The area is also known as the Vieux Carre ("Old Quarter" in French) and the Barrio Latino ("Latin Section" in Spanish). To many it is simply called "The Quarter".
Most of the buildings date from before New Orleans became part of the USA, although there are some late 19th century and early 20th century buildings in the area as well. Since the 1920s the historic buildings have been protected by law and cannot be demolished, and any renovations or new construction in the neighborhood must be done according to regulations to match the period historic architectural style.
Despite the name, much of the architecture was built during the Spanish rule over New Orleans rather than the French. Elaborately decorated ironwork balconies and galleries from the 18th and 19th centuries abound. (In south-east Louisiana, a distinction is made between balconies, which have no roof over them, and "galleries", which do.)
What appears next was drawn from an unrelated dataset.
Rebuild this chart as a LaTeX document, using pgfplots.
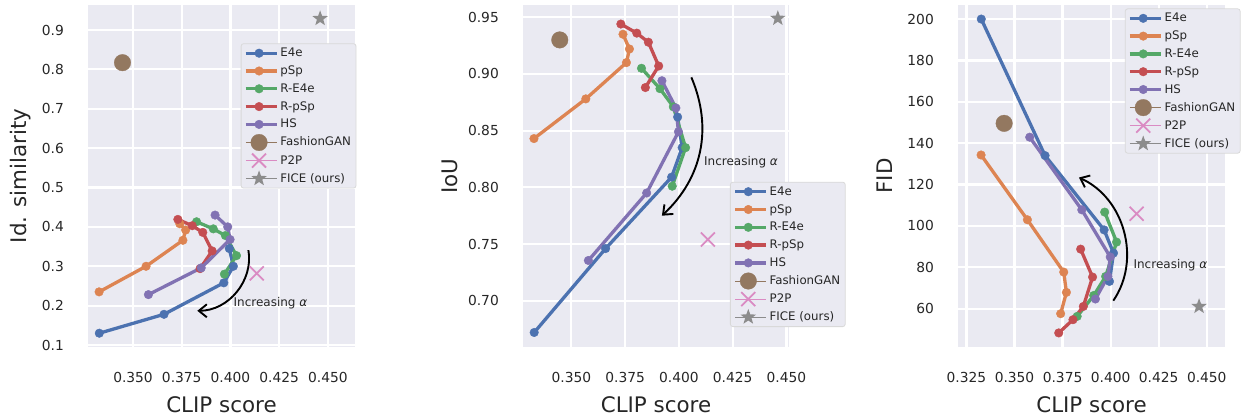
\documentclass[border=0pt]{standalone}
\usepackage{pgfplots}
\pgfplotsset{compat=1.18}
\usepackage{pgfplotstable}
\usepackage{fontspec}
\setmainfont{DejaVu Sans}
\usetikzlibrary{arrows.meta}

\definecolor{cBlue}{HTML}{4C72B0}
\definecolor{cOrange}{HTML}{DD8452}
\definecolor{cGreen}{HTML}{55A868}
\definecolor{cRed}{HTML}{C44E52}
\definecolor{cPurple}{HTML}{8172B3}
\definecolor{cBrown}{HTML}{937860}
\definecolor{cPink}{HTML}{DA8BC3}
\definecolor{cGray}{HTML}{8C8C8C}
\definecolor{bgc}{HTML}{EAEAF2}
\definecolor{txt}{HTML}{262626}

\pgfdeclareplotmark{fstar}{%
  \pgfpathmoveto{\pgfpointpolar{90}{\pgfplotmarksize}}%
  \pgfpathlineto{\pgfpointpolar{126}{0.41*\pgfplotmarksize}}%
  \pgfpathlineto{\pgfpointpolar{162}{\pgfplotmarksize}}%
  \pgfpathlineto{\pgfpointpolar{198}{0.41*\pgfplotmarksize}}%
  \pgfpathlineto{\pgfpointpolar{234}{\pgfplotmarksize}}%
  \pgfpathlineto{\pgfpointpolar{270}{0.41*\pgfplotmarksize}}%
  \pgfpathlineto{\pgfpointpolar{306}{\pgfplotmarksize}}%
  \pgfpathlineto{\pgfpointpolar{342}{0.41*\pgfplotmarksize}}%
  \pgfpathlineto{\pgfpointpolar{18}{\pgfplotmarksize}}%
  \pgfpathlineto{\pgfpointpolar{54}{0.41*\pgfplotmarksize}}%
  \pgfpathclose
  \pgfusepathqfill
}

% columns: CLIP score, Id. similarity, IoU, FID
\pgfplotstableread{
clip id iou fid
0.3994 0.345 0.862 73.2
0.4015 0.300 0.835 86.9
0.3966 0.258 0.809 98.1
0.3659 0.178 0.746 134.0
0.3327 0.130 0.672 200.0
}\tabEfe
\pgfplotstableread{
clip id iou fid
0.3740 0.408 0.935 57.6
0.3770 0.392 0.922 67.9
0.3756 0.366 0.910 77.7
0.3567 0.300 0.878 103.0
0.3326 0.235 0.843 134.3
}\tabPsp
\pgfplotstableread{
clip id iou fid
0.3826 0.413 0.905 56.3
0.3912 0.395 0.887 66.4
0.3974 0.378 0.871 75.6
0.4031 0.327 0.835 92.2
0.3969 0.280 0.801 106.7
}\tabREfe
\pgfplotstableread{
clip id iou fid
0.3730 0.419 0.944 48.3
0.3804 0.403 0.936 54.7
0.3858 0.386 0.928 61.1
0.3906 0.339 0.907 75.3
0.3844 0.294 0.888 88.8
}\tabRPsp
\pgfplotstableread{
clip id iou fid
0.3921 0.430 0.894 64.7
0.3986 0.400 0.870 75.6
0.3998 0.368 0.849 85.0
0.3850 0.296 0.795 107.8
0.3579 0.228 0.7355 142.9
}\tabHS
\pgfplotstableread{
clip id iou fid
0.3446 0.817 0.930 149.6
}\tabFG
\pgfplotstableread{
clip id iou fid
0.4135 0.282 0.754 105.9
}\tabPtP
\pgfplotstableread{
clip id iou fid
0.4460 0.929 0.949 61.1
}\tabFICE

\tikzset{
  incr/.style={-{Straight Barb[length=8pt,width=13pt]}, line width=1.9pt, black},
  incrtxt/.style={anchor=west, font=\fontsize{12}{14}\selectfont, text=txt},
}

\pgfplotsset{
  fice/.style={
    scale only axis,
    width=267pt, height=342pt,
    axis background/.style={fill=bgc},
    grid=major,
    major grid style={draw=white, line width=2.2pt},
    axis line style={draw=none},
    major tick length=0pt,
    tick label style={font=\fontsize{13.8}{16}\selectfont, text=txt},
    /pgf/number format/assume math mode=true,
    xticklabel style={anchor=base, yshift=-36pt, inner sep=0pt,
      /pgf/number format/.cd, fixed, fixed zerofill, precision=3},
    yticklabel style={anchor=east, xshift=-24pt, inner sep=0pt},
    xtick={0.35,0.375,0.4,0.425,0.45},
    xlabel={CLIP score},
    every axis x label/.style={at={(axis description cs:0.5,-0.1696)}, anchor=center,
      font=\fontsize{21.4}{24}\selectfont, text=txt},
    legend cell align=left,
    legend image code/.code={%
      \draw[mark repeat=2,mark phase=2,##1] plot coordinates {(0pt,0pt) (13.3pt,0pt) (26.7pt,0pt)};
      \path (0pt,0pt) -- (31pt,0pt);},
    legend style={draw=black!15, fill=bgc, rounded corners=2.5pt, line width=0.8pt,
      inner xsep=3pt, inner ysep=1.5pt, font=\fontsize{11.8}{14}\selectfont, text=txt,
      nodes={inner sep=2pt, text height=9.5pt, text depth=2.5pt}, row sep=1.8pt},
  },
  ser/.style={color=#1, line width=3.3pt, mark=*, mark size=4.3pt,
    mark options={solid, fill=#1, draw=#1, line width=0.4pt}},
  fgan/.style={only marks, mark=*, mark size=8.3pt, color=cBrown, mark options={fill=cBrown, line width=0.3pt}},
  ptp/.style={only marks, mark=x, mark size=9.9pt, color=cPink, mark options={line width=1.8pt}},
  fice star/.style={only marks, mark=fstar, mark size=8.2pt, color=cGray, mark options={fill=cGray}},
}

\begin{document}
\begin{tikzpicture}
\path[use as bounding box] (0,0) rectangle (1244pt,419pt);

% ---------- Panel 1: Id. similarity ----------
\begin{axis}[fice, at={(88pt,72pt)}, anchor=south west,
  xmin=0.3269, xmax=0.4639, ymin=0.095, ymax=0.9635,
  ytick={0.1,0.2,0.3,0.4,0.5,0.6,0.7,0.8,0.9},
  yticklabel style={/pgf/number format/.cd, fixed, fixed zerofill, precision=1},
  ylabel={Id. similarity},
  every axis y label/.style={at={(axis description cs:-0.251,0.5)}, rotate=90, anchor=center,
    font=\fontsize{21.4}{24}\selectfont, text=txt},
  legend style={at={(0.572,0.888)}, anchor=north west},
]
\addplot[ser=cBlue] table[x=clip,y=id] {\tabEfe};
\addplot[ser=cOrange] table[x=clip,y=id] {\tabPsp};
\addplot[ser=cGreen] table[x=clip,y=id] {\tabREfe};
\addplot[ser=cRed] table[x=clip,y=id] {\tabRPsp};
\addplot[ser=cPurple] table[x=clip,y=id] {\tabHS};
\addplot[fgan] table[x=clip,y=id] {\tabFG};
\addplot[ptp] table[x=clip,y=id] {\tabPtP};
\addplot[fice star] table[x=clip,y=id] {\tabFICE};
\legend{E4e,pSp,R-E4e,R-pSp,HS,FashionGAN,P2P,FICE (ours)}
\draw[incr] (axis cs:0.4092,0.341) to[bend left=50] (axis cs:0.383,0.187);
\node[incrtxt] at (axis cs:0.3998,0.2063) {Increasing {\itshape α}};
\end{axis}

% ---------- Panel 2: IoU ----------
\begin{axis}[fice, at={(523pt,72pt)}, anchor=south west, width=266pt,
  xmin=0.3275, xmax=0.4512, ymin=0.6592, ymax=0.9608,
  ytick={0.70,0.75,0.80,0.85,0.90,0.95},
  yticklabel style={/pgf/number format/.cd, fixed, fixed zerofill, precision=2},
  ylabel={IoU},
  every axis y label/.style={at={(axis description cs:-0.274,0.5)}, rotate=90, anchor=center,
    font=\fontsize{21.4}{24}\selectfont, text=txt},
  legend style={at={(0.778,0.483)}, anchor=north west},
]
\addplot[ser=cBlue] table[x=clip,y=iou] {\tabEfe};
\addplot[ser=cOrange] table[x=clip,y=iou] {\tabPsp};
\addplot[ser=cGreen] table[x=clip,y=iou] {\tabREfe};
\addplot[ser=cRed] table[x=clip,y=iou] {\tabRPsp};
\addplot[ser=cPurple] table[x=clip,y=iou] {\tabHS};
\addplot[fgan] table[x=clip,y=iou] {\tabFG};
\addplot[ptp] table[x=clip,y=iou] {\tabPtP};
\addplot[fice star] table[x=clip,y=iou] {\tabFICE};
\legend{E4e,pSp,R-E4e,R-pSp,HS,FashionGAN,P2P,FICE (ours)}
\draw[incr] (axis cs:0.4058,0.897) to[bend left=35] (axis cs:0.3921,0.775);
\node[incrtxt] at (axis cs:0.4101,0.8219) {Increasing {\itshape α}};
\end{axis}

% ---------- Panel 3: FID ----------
\begin{axis}[fice, at={(958pt,72pt)}, anchor=south west,
  xmin=0.3206, xmax=0.4595, ymin=41.5, ymax=206.8,
  xtick={0.325,0.35,0.375,0.4,0.425,0.45},
  ytick={60,80,100,120,140,160,180,200},
  ylabel={FID},
  every axis y label/.style={at={(axis description cs:-0.273,0.5)}, rotate=90, anchor=center,
    font=\fontsize{21.4}{24}\selectfont, text=txt},
  legend style={at={(0.625,0.990)}, anchor=north west},
]
\addplot[ser=cBlue] table[x=clip,y=fid] {\tabEfe};
\addplot[ser=cOrange] table[x=clip,y=fid] {\tabPsp};
\addplot[ser=cGreen] table[x=clip,y=fid] {\tabREfe};
\addplot[ser=cRed] table[x=clip,y=fid] {\tabRPsp};
\addplot[ser=cPurple] table[x=clip,y=fid] {\tabHS};
\addplot[fgan] table[x=clip,y=fid] {\tabFG};
\addplot[ptp] table[x=clip,y=fid] {\tabPtP};
\addplot[fice star] table[x=clip,y=fid] {\tabFICE};
\legend{E4e,pSp,R-E4e,R-pSp,HS,FashionGAN,P2P,FICE (ours)}
\draw[incr] (axis cs:0.4014,63.9) to[bend right=50] (axis cs:0.3835,123.4);
\node[incrtxt] at (axis cs:0.4101,81.2) {Increasing {\itshape α}};
\end{axis}
\end{tikzpicture}
\end{document}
Long after the American purchase of Louisiana, descendants of French colonists lived in this part of town, and the French language was often heard there as late as the start of the 20th century. In the late 19th century the Old Quarter became a less fashionable part of town, and many Italian immigrants settled in the section. In the early 20th century the Quarter's cheap rents and air of age and neglected decay attracted a bohemian and artistic community. In the 1980s many long term Quarter residents were evicted or driven away by rising rents as property values rose dramatically with expectations of windfalls from the planned 1984 World's Fair nearby. More of the neighborhood became developed for the benefit of tourism. The French Quarter remains a combination of residential and commercial properties.
Well known sights in the French Quarter include the old city center Jackson Square (formerly Place des Armes); The French Market; Bourbon Street (some 8 blocks of the upper portion of this street are heavily given over to catering to young hard-drinking tourists); and Royal Street (with elegant antique shops and art galleries).